*INSTRUCTIONS TO FOLLOW*. Could the lines from the start of the data through the line with "(paneltop) at (319,113);" be set down exactly, with no pictures among them?

*SUPPLIED INFORMATION*.
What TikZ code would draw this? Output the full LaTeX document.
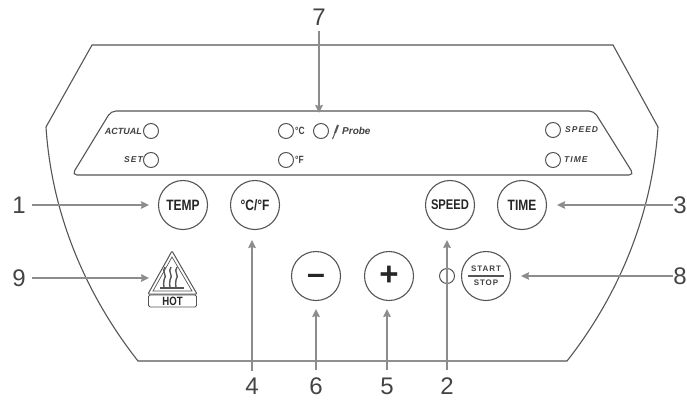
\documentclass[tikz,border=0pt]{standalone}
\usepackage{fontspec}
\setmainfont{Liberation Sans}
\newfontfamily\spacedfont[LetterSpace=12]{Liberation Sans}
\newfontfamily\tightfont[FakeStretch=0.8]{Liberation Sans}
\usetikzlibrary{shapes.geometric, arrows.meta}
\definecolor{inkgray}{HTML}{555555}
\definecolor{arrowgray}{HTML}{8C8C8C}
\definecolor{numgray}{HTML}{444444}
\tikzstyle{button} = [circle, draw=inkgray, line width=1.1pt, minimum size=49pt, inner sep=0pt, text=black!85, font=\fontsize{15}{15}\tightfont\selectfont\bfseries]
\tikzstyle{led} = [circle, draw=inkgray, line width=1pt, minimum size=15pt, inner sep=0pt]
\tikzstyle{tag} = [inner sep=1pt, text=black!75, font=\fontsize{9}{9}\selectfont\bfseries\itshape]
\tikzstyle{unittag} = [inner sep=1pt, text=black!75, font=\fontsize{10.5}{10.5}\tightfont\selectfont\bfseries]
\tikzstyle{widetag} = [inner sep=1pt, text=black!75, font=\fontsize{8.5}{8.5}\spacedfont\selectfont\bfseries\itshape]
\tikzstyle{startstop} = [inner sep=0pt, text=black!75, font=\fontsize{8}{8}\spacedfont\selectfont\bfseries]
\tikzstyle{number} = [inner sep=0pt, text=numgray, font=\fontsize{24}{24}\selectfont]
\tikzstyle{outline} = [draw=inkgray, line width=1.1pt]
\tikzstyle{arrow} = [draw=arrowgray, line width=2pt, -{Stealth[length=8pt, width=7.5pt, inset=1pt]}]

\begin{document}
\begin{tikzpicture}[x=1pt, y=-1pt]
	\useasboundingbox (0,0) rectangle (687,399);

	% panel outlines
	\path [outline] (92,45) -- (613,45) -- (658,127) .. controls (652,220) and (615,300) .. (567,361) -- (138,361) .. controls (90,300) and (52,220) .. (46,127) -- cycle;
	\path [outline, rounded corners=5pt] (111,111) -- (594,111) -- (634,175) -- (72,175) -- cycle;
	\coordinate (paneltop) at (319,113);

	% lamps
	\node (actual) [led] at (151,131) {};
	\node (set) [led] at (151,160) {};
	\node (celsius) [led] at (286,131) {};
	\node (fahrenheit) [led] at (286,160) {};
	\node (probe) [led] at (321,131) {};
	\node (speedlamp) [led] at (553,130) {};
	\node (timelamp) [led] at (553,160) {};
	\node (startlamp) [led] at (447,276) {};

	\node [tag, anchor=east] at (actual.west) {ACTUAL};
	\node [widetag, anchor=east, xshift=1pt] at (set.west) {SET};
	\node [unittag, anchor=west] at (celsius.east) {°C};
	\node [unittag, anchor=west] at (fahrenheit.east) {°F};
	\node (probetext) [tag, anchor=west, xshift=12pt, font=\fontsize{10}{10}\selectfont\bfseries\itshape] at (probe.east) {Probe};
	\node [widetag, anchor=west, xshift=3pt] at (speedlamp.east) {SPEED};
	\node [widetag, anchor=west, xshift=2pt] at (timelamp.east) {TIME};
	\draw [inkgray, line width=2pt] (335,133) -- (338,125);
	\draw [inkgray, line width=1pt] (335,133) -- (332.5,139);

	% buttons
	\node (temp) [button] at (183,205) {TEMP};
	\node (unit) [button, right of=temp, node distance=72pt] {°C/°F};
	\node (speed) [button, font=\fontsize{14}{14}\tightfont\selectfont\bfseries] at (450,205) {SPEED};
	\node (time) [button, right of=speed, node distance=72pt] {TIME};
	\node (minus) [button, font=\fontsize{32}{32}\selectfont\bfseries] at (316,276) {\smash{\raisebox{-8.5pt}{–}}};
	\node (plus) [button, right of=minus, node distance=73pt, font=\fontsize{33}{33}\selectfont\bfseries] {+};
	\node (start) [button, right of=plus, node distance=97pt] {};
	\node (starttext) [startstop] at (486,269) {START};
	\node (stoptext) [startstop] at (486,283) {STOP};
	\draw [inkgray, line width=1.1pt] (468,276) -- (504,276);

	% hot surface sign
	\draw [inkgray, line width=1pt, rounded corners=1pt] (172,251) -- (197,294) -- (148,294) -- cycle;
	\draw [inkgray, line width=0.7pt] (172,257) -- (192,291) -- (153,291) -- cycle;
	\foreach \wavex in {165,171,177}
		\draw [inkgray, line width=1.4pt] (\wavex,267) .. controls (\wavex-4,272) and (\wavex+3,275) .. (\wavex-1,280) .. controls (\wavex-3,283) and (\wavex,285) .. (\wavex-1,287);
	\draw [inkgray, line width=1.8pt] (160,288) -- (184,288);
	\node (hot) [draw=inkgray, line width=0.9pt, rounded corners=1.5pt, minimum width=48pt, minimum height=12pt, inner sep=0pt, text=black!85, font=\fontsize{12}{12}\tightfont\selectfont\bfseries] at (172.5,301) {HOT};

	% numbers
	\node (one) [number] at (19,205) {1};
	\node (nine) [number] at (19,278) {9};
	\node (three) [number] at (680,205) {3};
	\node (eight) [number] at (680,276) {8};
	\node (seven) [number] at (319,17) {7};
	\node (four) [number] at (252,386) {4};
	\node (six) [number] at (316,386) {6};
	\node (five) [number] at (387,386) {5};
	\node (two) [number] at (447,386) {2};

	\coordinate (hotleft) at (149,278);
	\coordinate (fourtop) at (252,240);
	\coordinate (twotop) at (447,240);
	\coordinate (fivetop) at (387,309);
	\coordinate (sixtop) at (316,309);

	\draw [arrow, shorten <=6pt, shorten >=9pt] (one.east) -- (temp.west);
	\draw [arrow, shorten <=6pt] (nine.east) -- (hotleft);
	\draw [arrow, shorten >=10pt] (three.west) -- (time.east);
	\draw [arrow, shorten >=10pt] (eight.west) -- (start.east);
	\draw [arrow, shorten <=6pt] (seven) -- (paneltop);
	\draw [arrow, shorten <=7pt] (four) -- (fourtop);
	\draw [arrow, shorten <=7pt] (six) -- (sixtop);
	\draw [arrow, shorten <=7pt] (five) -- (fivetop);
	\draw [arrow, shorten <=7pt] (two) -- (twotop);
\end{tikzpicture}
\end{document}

*FINISHED TASK*.
What TikZ code would draw this? Output the full LaTeX document.
\documentclass[tikz,border=0pt]{standalone}
\usepackage{fontspec}
\setmainfont{Liberation Sans}
\newfontfamily\spacedfont[LetterSpace=12]{Liberation Sans}
\newfontfamily\tightfont[FakeStretch=0.8]{Liberation Sans}
\usetikzlibrary{shapes.geometric, arrows.meta}
\definecolor{inkgray}{HTML}{555555}
\definecolor{arrowgray}{HTML}{8C8C8C}
\definecolor{numgray}{HTML}{444444}
\tikzstyle{button} = [circle, draw=inkgray, line width=1.1pt, minimum size=49pt, inner sep=0pt, text=black!85, font=\fontsize{15}{15}\tightfont\selectfont\bfseries]
\tikzstyle{led} = [circle, draw=inkgray, line width=1pt, minimum size=15pt, inner sep=0pt]
\tikzstyle{tag} = [inner sep=1pt, text=black!75, font=\fontsize{9}{9}\selectfont\bfseries\itshape]
\tikzstyle{unittag} = [inner sep=1pt, text=black!75, font=\fontsize{10.5}{10.5}\tightfont\selectfont\bfseries]
\tikzstyle{widetag} = [inner sep=1pt, text=black!75, font=\fontsize{8.5}{8.5}\spacedfont\selectfont\bfseries\itshape]
\tikzstyle{startstop} = [inner sep=0pt, text=black!75, font=\fontsize{8}{8}\spacedfont\selectfont\bfseries]
\tikzstyle{number} = [inner sep=0pt, text=numgray, font=\fontsize{24}{24}\selectfont]
\tikzstyle{outline} = [draw=inkgray, line width=1.1pt]
\tikzstyle{arrow} = [draw=arrowgray, line width=2pt, -{Stealth[length=8pt, width=7.5pt, inset=1pt]}]

\begin{document}
\begin{tikzpicture}[x=1pt, y=-1pt]
	\useasboundingbox (0,0) rectangle (687,399);

	% panel outlines
	\path [outline] (92,45) -- (613,45) -- (658,127) .. controls (652,220) and (615,300) .. (567,361) -- (138,361) .. controls (90,300) and (52,220) .. (46,127) -- cycle;
	\path [outline, rounded corners=5pt] (111,111) -- (594,111) -- (634,175) -- (72,175) -- cycle;
	\coordinate (paneltop) at (319,113);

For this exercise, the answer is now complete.